Update: I received an answer to this question on Cross Validated from whuber. He uses a generative definition: the multivariate Gaussians are precisely the affine transformations of tuples of standard (mean zero, unit-variance) one-dimensional Gaussians. Using this definition, it follows quickly that the conditional and marginal distributions must be multivariate Gaussian.

Block Multiplication of Matrices

(We needed this to derive the conditional distribution of a multivariate Gaussian).

Consider a matrix product $AB$. Partition the two outer dimensions (i.e. the rows of $A$ and the columns of $B$) and the one inner dimension (i.e. the columns of $A$ and the rows of $B$) arbitrarily. This defines a “block decomposition” of the product $AB$ and of the factors $A, B$ such that the blocks of $AB$ are related to the blocks of $A$ and $B$ via the familiar formula for components of the product, i.e.

$(AB)_{m,n} = \sum_s A_{m,s} B_{s,n}$.

Pictorially, we have the following:

blockmultnmatrices

Arithmetically, this is easy to prove by considering the formula above for the components of the product. The partitioning of the outer dimensions comes for free, while the partitioning of the inner dimension just corresponds to partitioning the summation:

$(AB)_{m,n} = \sum_s A_{m,s} B_{s,n} = \sum_i \sum_{s_i \leq s \leq s_{i+1}} A_{m,s} B_{s,n}$.

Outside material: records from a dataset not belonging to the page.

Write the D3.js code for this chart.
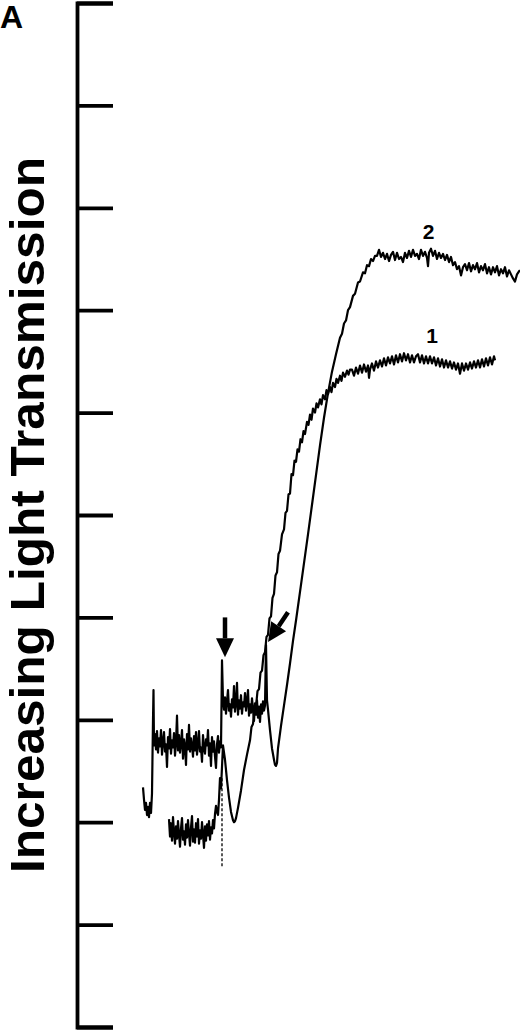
<!DOCTYPE html>
<html>
<head>
<meta charset="utf-8">
<script src="https://cdn.jsdelivr.net/npm/d3@7"></script>
<style>
  body { margin: 0; background: #fff; }
  svg { display: block; }
  .trace { fill: none; stroke: #000; stroke-width: 2.2; stroke-linejoin: round; }
  .axis path, .axis line { stroke: #000; stroke-width: 3.8; }
  text { font-family: "Liberation Sans", Arial, Helvetica, sans-serif; font-weight: bold; fill: #000; }
</style>
</head>
<body>
<svg id="chart" width="520" height="1031"></svg>
<script>
// transmission ticks (0-100, no labels on the original)
const yTicks = [0, 10, 20, 30, 40, 50, 60, 70, 80, 90, 100];

// trace 1: [time, transmission]
const trace1 = [
  [92, 20.3], [93, 18.6], [94, 19.9], [95, 18.2], [96, 20.5], [97, 19.0], [98, 17.9], [99, 19.6],
  [100, 18.4], [101, 20.1], [102, 18.8], [103, 17.6], [104, 19.4], [105, 20.4], [106, 18.3], [107, 19.1],
  [108, 17.8], [109, 19.8], [110, 18.5], [111, 20.2], [112, 18.9], [113, 17.7], [114, 19.5], [115, 20.6],
  [116, 18.1], [117, 19.3], [118, 18.0], [119, 19.9], [120, 18.6], [121, 20.3], [122, 17.9], [123, 19.2],
  [124, 18.4], [125, 20.0], [126, 18.8], [127, 17.5], [128, 19.6], [129, 18.2], [130, 19.8], [131, 18.7],
  [132, 20.1], [133, 18.3], [134, 19.5], [135, 18.9], [136, 20.2], [137, 19.4], [138, 20.8], [139, 21.6],
  [140, 21.0], [141, 20.7], [142, 22.2], [143, 24.3], [144, 23.3], [146, 27.5], [148, 26.1], [150, 24.1],
  [152, 22.4], [154, 21.0], [156, 20.2], [157, 20.0], [158, 20.1], [159, 20.4], [161, 21.4], [164, 23.1],
  [167, 25.1], [170, 26.6], [173, 28.0], [174.5, 29.3], [176, 29.6], [177.5, 31.0], [179, 31.3], [180.5, 32.8],
  [182, 33.0], [183.5, 34.6], [185, 34.8], [186.5, 36.3], [188, 36.6], [189.5, 38.1], [191, 38.3], [192.5, 39.9],
  [194, 40.1], [195.5, 41.9], [197, 42.3], [198.5, 44.1], [200, 44.4], [201.5, 46.2], [203, 46.5], [205, 48.1],
  [207, 48.6], [208.5, 50.2], [210, 50.4], [211.5, 52.0], [213, 52.1], [214.5, 54.0], [216, 53.9], [217.5, 55.3],
  [219, 55.2], [220.5, 56.4], [222, 56.2], [223.5, 57.4], [225, 57.1], [226.5, 58.2], [228, 57.9], [230, 59.1],
  [231.5, 58.8], [233, 59.8], [234.5, 59.3], [236, 60.4], [238, 60.0], [239.5, 60.9], [241, 60.5], [243, 61.3],
  [244.5, 60.8], [246, 61.7], [248, 61.3], [249.5, 62.2], [251, 61.8], [253, 62.5], [254.5, 62.0], [256, 62.9],
  [258, 62.5], [259.5, 63.3], [261, 62.9], [263, 63.6], [264.5, 63.1], [266, 63.9], [268, 63.5], [270, 64.1],
  [271.5, 63.7], [273, 64.2], [275, 64.2], [277, 63.6], [279, 64.4], [281, 63.8], [283, 64.6], [285, 63.9],
  [287, 64.7], [289, 64.0], [291, 64.6], [292, 63.4], [293, 64.2], [295, 64.8], [297, 64.1], [299, 65.0],
  [301, 64.4], [303, 65.1], [305, 64.5], [307, 65.3], [309, 64.6], [311, 65.4], [313, 64.8], [315, 65.5],
  [317, 64.7], [319, 65.6], [321, 64.9], [323, 65.7], [325, 65.0], [327, 65.8], [329, 65.1], [331, 65.7],
  [333, 64.9], [335, 65.6], [337, 64.9], [339, 65.5], [341, 65.7], [343, 64.9], [345, 65.6], [347, 64.8],
  [349, 65.5], [351, 64.8], [353, 65.5], [355, 64.8], [357, 65.4], [359, 64.6], [361, 65.3], [363, 64.5],
  [365, 65.2], [367, 64.4], [369, 65.1], [371, 64.4], [373, 65.0], [375, 64.3], [377, 64.9], [379, 64.2],
  [381, 64.8], [383, 63.8], [385, 64.8], [387, 64.1], [389, 64.8], [391, 64.2], [393, 64.9], [395, 64.3],
  [397, 65.0], [399, 64.4], [401, 65.1], [403, 64.4], [405, 65.2], [407, 64.5], [409, 65.3], [411, 64.6],
  [413, 65.4], [415, 64.7], [417, 65.5], [418, 65.1]
];

// trace 2: [time, transmission]
const trace2 = [
  [66, 23.4], [67, 22.2], [68, 21.2], [69, 21.9], [70, 20.7], [71, 21.5], [72, 20.5], [73, 21.9],
  [74, 20.9], [75, 22.8], [76, 30.0], [76.5, 32.9], [77, 27.5], [78, 28.6], [79, 27.1], [80, 28.9],
  [81, 26.8], [82, 28.2], [83, 27.4], [84, 29.0], [85, 26.6], [86, 27.9], [87, 28.8], [88, 26.9],
  [89, 27.6], [90, 25.4], [91, 28.3], [92, 27.2], [93, 29.1], [94, 26.7], [95, 28.0], [96, 27.3],
  [97, 28.7], [98, 26.5], [99, 27.8], [100, 30.4], [101, 27.0], [102, 28.5], [103, 26.8], [104, 27.7],
  [105, 29.0], [106, 26.2], [107, 28.1], [108, 27.4], [109, 25.6], [110, 28.6], [111, 27.1], [112, 29.5],
  [113, 26.9], [114, 28.2], [115, 27.5], [116, 26.4], [117, 28.4], [118, 27.0], [119, 28.8], [120, 26.6],
  [121, 27.6], [122, 28.9], [123, 26.9], [124, 27.3], [125, 25.9], [126, 28.5], [127, 27.2], [128, 26.7],
  [129, 28.1], [130, 27.5], [131, 29.0], [132, 26.5], [133, 27.7], [134, 25.5], [135, 28.3], [136, 26.9],
  [137, 27.9], [138, 26.4], [139, 25.3], [140, 27.6], [141, 28.4], [142, 26.8], [143, 27.9], [144, 27.3],
  [145, 35.8], [146, 31.9], [147, 31.0], [148, 32.2], [149, 30.6], [150, 31.8], [151, 32.9], [152, 30.9],
  [153, 31.5], [154, 30.3], [155, 32.0], [156, 31.2], [157, 33.3], [158, 30.8], [159, 31.6], [160, 33.6],
  [161, 30.5], [162, 31.9], [163, 31.1], [164, 32.4], [165, 30.6], [166, 31.7], [167, 31.3], [168, 32.6],
  [169, 30.9], [170, 31.8], [171, 32.9], [172, 30.4], [173, 31.5], [174, 30.7], [175, 32.1], [176, 31.0],
  [177, 29.9], [178, 31.6], [179, 30.5], [180, 31.9], [181, 30.2], [182, 31.3], [183, 29.8], [184, 31.5],
  [185, 30.6], [186, 31.8], [187, 30.9], [188, 31.4], [189, 37.3], [190, 31.9], [191, 31.0], [193, 29.0],
  [195, 27.2], [197, 26.1], [198, 25.6], [199, 25.5], [200, 25.8], [201, 27.2], [204, 29.4], [207, 31.4],
  [210, 33.4], [213, 35.5], [216, 37.7], [219, 39.7], [223, 42.5], [227, 45.3], [231, 48.1], [235, 51.0],
  [239, 53.9], [243, 56.8], [247, 59.5], [251, 61.9], [255, 64.0], [259, 65.7], [263, 67.3], [265, 67.7],
  [267, 68.7], [269, 69.0], [271, 70.0], [273, 70.3], [276, 71.4], [278, 71.6], [281, 72.7], [283, 72.8],
  [286, 73.7], [288, 73.6], [290, 74.4], [292, 74.3], [294, 75.0], [296, 74.8], [298, 75.3], [300, 75.3],
  [302, 75.9], [304, 75.2], [306, 75.6], [308, 75.0], [310, 75.5], [312, 74.8], [314, 75.4], [316, 75.7],
  [318, 74.9], [320, 75.6], [322, 75.0], [324, 75.2], [326, 74.7], [328, 75.6], [330, 75.1], [332, 75.8],
  [334, 75.2], [336, 75.9], [338, 75.3], [340, 75.5], [342, 75.0], [344, 75.9], [346, 75.3], [348, 75.7],
  [350, 75.1], [351, 74.3], [352, 75.6], [354, 76.0], [356, 75.3], [358, 75.8], [360, 75.0], [362, 75.6],
  [364, 75.1], [366, 75.5], [368, 74.9], [370, 75.4], [372, 74.7], [374, 75.2], [376, 74.4], [378, 74.7],
  [380, 74.0], [382, 74.3], [384, 73.4], [386, 74.2], [388, 74.5], [390, 73.9], [392, 74.6], [394, 73.8],
  [396, 74.4], [398, 74.0], [400, 74.6], [402, 73.7], [404, 74.3], [406, 73.9], [408, 74.5], [410, 73.6],
  [412, 74.2], [414, 73.5], [416, 74.2], [418, 73.7], [420, 74.3], [422, 73.4], [424, 74.0], [426, 73.6],
  [428, 74.2], [430, 73.3], [432, 73.9], [434, 73.5], [436, 73.1], [438, 72.8], [440, 73.5], [442, 73.8],
  [443, 73.9]
];

// curve labels: [name, time, transmission]
const curveLabels = [["2", 351.5, 77.0], ["1", 355, 66.8]];

// addition arrows: [fromTime, fromValue, toTime, toValue]
const additionArrows = [[148, 40.0, 148, 36.1], [211, 40.5, 191, 37.6]];

// thin dotted pen stroke at the first addition: [time, fromValue, toValue]
const penMark = [145, 24.3, 15.5];

const svg = d3.select("#chart");
const x = d3.scaleLinear().domain([0, 443]).range([77, 520]);
const y = d3.scaleLinear().domain([0, 100]).range([1027, 3]);

svg.append("rect").attr("width", 520).attr("height", 1031).attr("fill", "#fff");

svg.append("g")
  .attr("class", "axis")
  .attr("transform", "translate(" + x(0) + ",0)")
  .call(d3.axisRight(y).tickValues(yTicks).tickSize(36).tickSizeOuter(36).tickFormat(""));

svg.append("text")
  .attr("transform", "translate(43.5," + (y(0) + y(100)) / 2 + ") rotate(-90)")
  .attr("text-anchor", "middle")
  .attr("font-size", 48)
  .attr("textLength", 716)
  .attr("lengthAdjust", "spacingAndGlyphs")
  .text("Increasing Light Transmission");

svg.append("text")
  .attr("x", 0)
  .attr("y", 28)
  .attr("font-size", 32)
  .text("A");

const line = d3.line()
  .x(function (d) { return x(d[0]); })
  .y(function (d) { return y(d[1]); });

[trace1, trace2].forEach(function (t) {
  svg.append("path").attr("class", "trace").attr("d", line(t));
});

svg.append("line")
  .attr("x1", x(penMark[0])).attr("x2", x(penMark[0]))
  .attr("y1", y(penMark[1])).attr("y2", y(penMark[2]))
  .attr("stroke", "#000")
  .attr("stroke-width", 1.3)
  .attr("stroke-dasharray", "3,2");

svg.selectAll(".lbl")
  .data(curveLabels)
  .enter()
  .append("text")
  .attr("class", "lbl")
  .attr("x", function (d) { return x(d[1]); })
  .attr("y", function (d) { return y(d[2]); })
  .attr("text-anchor", "middle")
  .attr("font-size", 21)
  .text(function (d) { return d[0]; });

// arrows: shaft + filled head
additionArrows.forEach(function (a) {
  const x0 = x(a[0]), y0 = y(a[1]), x1 = x(a[2]), y1 = y(a[3]);
  const ang = Math.atan2(y1 - y0, x1 - x0);
  const headLen = 19, headW = 9;
  const bx = x1 - headLen * Math.cos(ang), by = y1 - headLen * Math.sin(ang);
  svg.append("line")
    .attr("x1", x0).attr("y1", y0).attr("x2", bx).attr("y2", by)
    .attr("stroke", "#000").attr("stroke-width", 4.5);
  const px = -Math.sin(ang) * headW, py = Math.cos(ang) * headW;
  svg.append("path")
    .attr("d", "M" + x1 + "," + y1 + "L" + (bx + px) + "," + (by + py) + "L" + (bx - px) + "," + (by - py) + "Z")
    .attr("fill", "#000");
});
</script>
</body>
</html>
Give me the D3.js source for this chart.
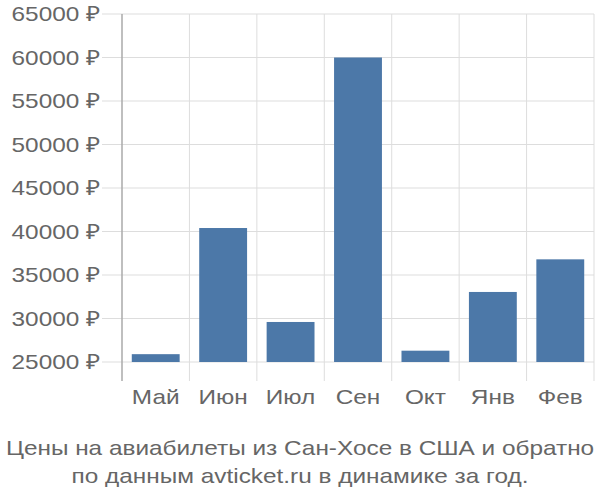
<!DOCTYPE html>
<html><head><meta charset="utf-8">
<script src="https://cdn.jsdelivr.net/npm/d3@7"></script>
<style>body{margin:0;background:#fff}text{font-family:"Liberation Sans",Arial,sans-serif;fill:#666}</style>
</head><body><svg id="c" width="600" height="500"></svg>
<script>
const categories = ["Май","Июн","Июл","Сен","Окт","Янв","Фев"];
const values = [25900, 40400, 29600, 60000, 26300, 33050, 36800];
const yTicks = [25000,30000,35000,40000,45000,50000,55000,60000,65000];
const titleLines = ["Цены на авиабилеты из Сан-Хосе в США и обратно","по данным avticket.ru в динамике за год."];

const SX = 1.16, FS = 21;
const svg = d3.select("#c");
const x = d3.scaleBand().domain(categories).range([122,594]).paddingInner(0.29).paddingOuter(0.145);
const xg = d3.scaleBand().domain(categories).range([122,594]);
const y = d3.scaleLinear().domain([25000,65000]).range([362,14]);

svg.append("g").selectAll("line").data(yTicks).join("line")
  .attr("x1",102).attr("x2",594).attr("y1",d=>y(d)).attr("y2",d=>y(d))
  .attr("stroke","#ddd").attr("stroke-width",1);
const vx = categories.map(c=>xg(c)).concat([594]);
svg.append("g").selectAll("line").data(vx.slice(1)).join("line")
  .attr("x1",d=>d).attr("x2",d=>d).attr("y1",14).attr("y2",381)
  .attr("stroke","#ddd").attr("stroke-width",1);
svg.append("g").selectAll("rect").data(values).join("rect")
  .attr("x",(d,i)=>x(categories[i])).attr("width",x.bandwidth())
  .attr("y",d=>y(d)).attr("height",d=>y(25000)-y(d))
  .attr("fill","#4c78a8");
svg.append("line").attr("x1",122).attr("x2",122).attr("y1",14).attr("y2",381)
  .attr("stroke","#aaa").attr("stroke-width",1.5);

function stretchedText(g, data, xf, yf, anchor, txt){
  g.selectAll("text").data(data).join("text")
    .attr("transform",(d,i)=>`translate(${xf(d,i)},${yf(d,i)}) scale(${SX},1)`)
    .attr("text-anchor",anchor).attr("font-size",FS).text(txt);
}
stretchedText(svg.append("g"), yTicks, d=>100, d=>y(d)+7.4, "end", d=>d+" ₽");
stretchedText(svg.append("g"), categories, d=>xg(d)+xg.bandwidth()/2, d=>404, "middle", d=>d);
stretchedText(svg.append("g"), titleLines, d=>300, (d,i)=>455+i*28, "middle", d=>d);
</script></body></html>
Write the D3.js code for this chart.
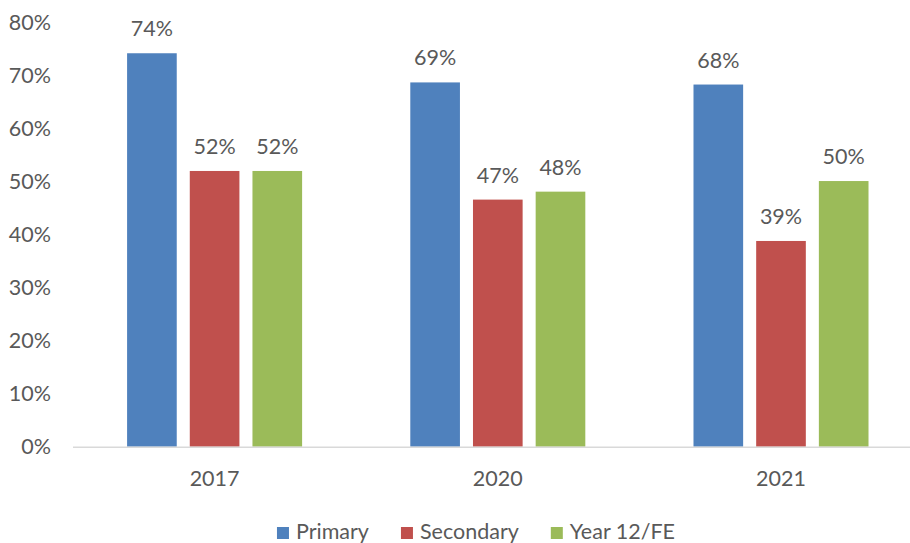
<!DOCTYPE html>
<html>
<head>
<meta charset="utf-8">
<script src="https://cdn.jsdelivr.net/npm/d3@7"></script>
<style>
  html, body { margin: 0; padding: 0; background: #fff; }
  svg { display: block; }
  text { font-family: Lato, "Open Sans", sans-serif; fill: #595959; }
</style>
</head>
<body>
<svg id="chart" width="910" height="543"></svg>
<script>
const categories = ["2017", "2020", "2021"];
const seriesNames = ["Primary", "Secondary", "Year 12/FE"];
const primary   = [0.742, 0.687, 0.683];
const secondary = [0.520, 0.466, 0.388];
const year12FE  = [0.520, 0.481, 0.501];
const yTicks = [0, 0.1, 0.2, 0.3, 0.4, 0.5, 0.6, 0.7, 0.8];
const colors = ["#4F81BD", "#C0504D", "#9BBB59"];

const seriesValues = [primary, secondary, year12FE];
const data = categories.map((c, i) => ({
  category: c,
  values: seriesNames.map((s, j) => ({ series: s, value: seriesValues[j][i], idx: j }))
}));

const svg = d3.select("#chart");
const fmt = d3.format(".0%");
const fs = "21.5px";

const x0 = d3.scaleBand().domain(categories).range([73, 922.6])
  .paddingInner(0.382).paddingOuter(0.191);
const x1 = d3.scaleBand().domain(seriesNames).range([0, x0.bandwidth()])
  .paddingInner(0.208).paddingOuter(0);
const y = d3.scaleLinear().domain([0, 0.8]).range([446.7, 22.5]);

// y tick labels
svg.append("g").selectAll("text").data(yTicks).join("text")
  .attr("x", 51).attr("y", d => y(d)).attr("dy", "0.36em")
  .attr("text-anchor", "end").style("font-size", fs)
  .text(d => fmt(d));

// bars
const groups = svg.append("g").selectAll("g").data(data).join("g")
  .attr("transform", d => `translate(${x0(d.category)},0)`);

groups.selectAll("rect").data(d => d.values).join("rect")
  .attr("x", d => x1(d.series))
  .attr("width", x1.bandwidth())
  .attr("y", d => y(d.value))
  .attr("height", d => y(0) - y(d.value))
  .attr("fill", d => colors[d.idx]);

groups.selectAll("text").data(d => d.values).join("text")
  .attr("x", d => x1(d.series) + x1.bandwidth() / 2)
  .attr("y", d => y(d.value) - 17)
  .attr("text-anchor", "middle").style("font-size", fs)
  .text(d => fmt(d.value));

// x axis line
svg.append("line")
  .attr("x1", 73).attr("x2", 910)
  .attr("y1", y(0) + 0.5).attr("y2", y(0) + 0.5)
  .attr("stroke", "#D9D9D9").attr("stroke-width", 1.5);

// x labels
svg.append("g").selectAll("text").data(categories).join("text")
  .attr("x", d => x0(d) + x0.bandwidth() / 2)
  .attr("y", 486)
  .attr("text-anchor", "middle").style("font-size", fs)
  .text(d => d);

// legend
const legend = svg.append("g");
const items = legend.selectAll("g").data(seriesNames).join("g");
items.append("rect").attr("width", 12).attr("height", 12).attr("y", 527)
  .attr("fill", (d, i) => colors[i]);
items.append("text").attr("x", 19).attr("y", 539)
  .style("font-size", fs).text(d => d);
const widths = [];
items.each(function() {
  widths.push(19 + d3.select(this).select("text").node().getComputedTextLength());
});
const gap = 32;
const total = widths.reduce((a, b) => a + b, 0) + gap * (widths.length - 1);
let start = 476 - total / 2;
items.attr("transform", (d, i) => {
  const t = `translate(${start},0)`;
  start += widths[i] + gap;
  return t;
});
</script>
</body>
</html>
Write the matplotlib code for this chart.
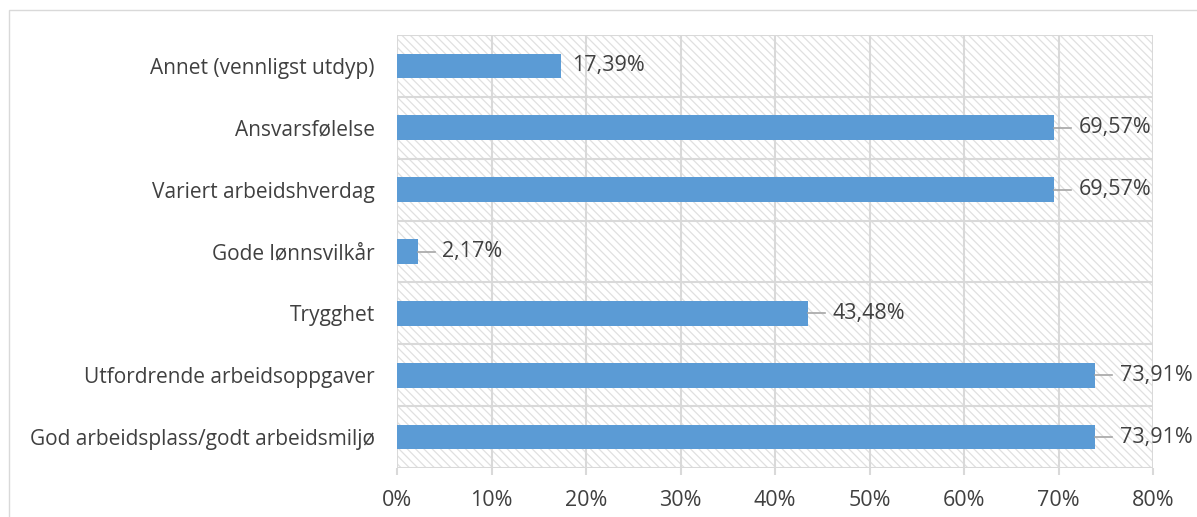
import matplotlib.pyplot as plt
from matplotlib.patches import Rectangle

# Survey answers, listed top to bottom as shown
categories = [
    'Annet (vennligst utdyp)',
    'Ansvarsfølelse',
    'Variert arbeidshverdag',
    'Gode lønnsvilkår',
    'Trygghet',
    'Utfordrende arbeidsoppgaver',
    'God arbeidsplass/godt arbeidsmiljø',
]
shares = [17.39, 69.57, 69.57, 2.17, 43.48, 73.91, 73.91]
x_ticks = [0, 10, 20, 30, 40, 50, 60, 70, 80]

bar_color = '#5B9BD5'
grid_color = '#D9D9D9'
text_color = '#404040'

plt.rcParams['font.family'] = ['Open Sans', 'DejaVu Sans']
plt.rcParams['hatch.linewidth'] = 0.9

fig = plt.figure(figsize=(11.97, 5.17), dpi=100)
fig.patches.append(Rectangle((9 / 1197, -0.1), 1.2, 1.1 - 10 / 517,
                             transform=fig.transFigure, fill=False,
                             edgecolor=grid_color, linewidth=1.0))
ax = fig.add_axes([397 / 1197, 1 - 468 / 517, 756 / 1197, 433 / 517])

n = len(categories)
ypos = list(range(n))

# hatched plot area background
ax.add_patch(Rectangle((0, -0.5), 80, n, facecolor='white', edgecolor='#E0E0E0',
                       linewidth=0, hatch='\\\\\\\\', zorder=0))

for x in x_ticks:
    ax.axvline(x, color=grid_color, linewidth=1.5, zorder=1)
for k in range(n + 1):
    ax.axhline(k - 0.5, color=grid_color, linewidth=1.5, zorder=1)

ax.barh(ypos, shares, height=0.4, color=bar_color, zorder=2)

for y, v in zip(ypos, shares):
    label = f'{v:.2f}%'.replace('.', ',')
    if 10 < v < 20:
        ax.text(v + 1.1, y, label, va='center', ha='left', fontsize=15.5,
                color=text_color)
    else:
        ax.plot([v, v + 1.8], [y, y], color='#A6A6A6', linewidth=1.2, zorder=2)
        ax.text(v + 2.6, y, label, va='center', ha='left', fontsize=15.5,
                color=text_color)

ax.set_xlim(0, 80)
ax.set_ylim(n - 0.5, -0.5)
ax.set_xticks(x_ticks)
ax.set_xticklabels([f'{t}%' for t in x_ticks], fontsize=15.5, color=text_color)
ax.set_yticks(ypos)
ax.set_yticklabels(categories, fontsize=15, color=text_color)
ax.tick_params(axis='x', length=5, width=1.5, color=grid_color, pad=11)
ax.tick_params(axis='y', length=0, pad=16)
for s in ax.spines.values():
    s.set_visible(False)

fig.savefig('out.png', dpi=100)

Zooming out to a categorical level, we can see that there is nothing peculiar about this situation. If, in an additive category, we have three objects $X, Y, Z$ with biproduct decompositions, and a chain of morphisms:

$X \xrightarrow{\varphi_B} Y \xrightarrow{\varphi_A} Z$

then this “block decomposition of matrices” finds expression as a formula in $\text{End}(X, Z)$ using the injection and projection morphisms associated with each biproduct factor.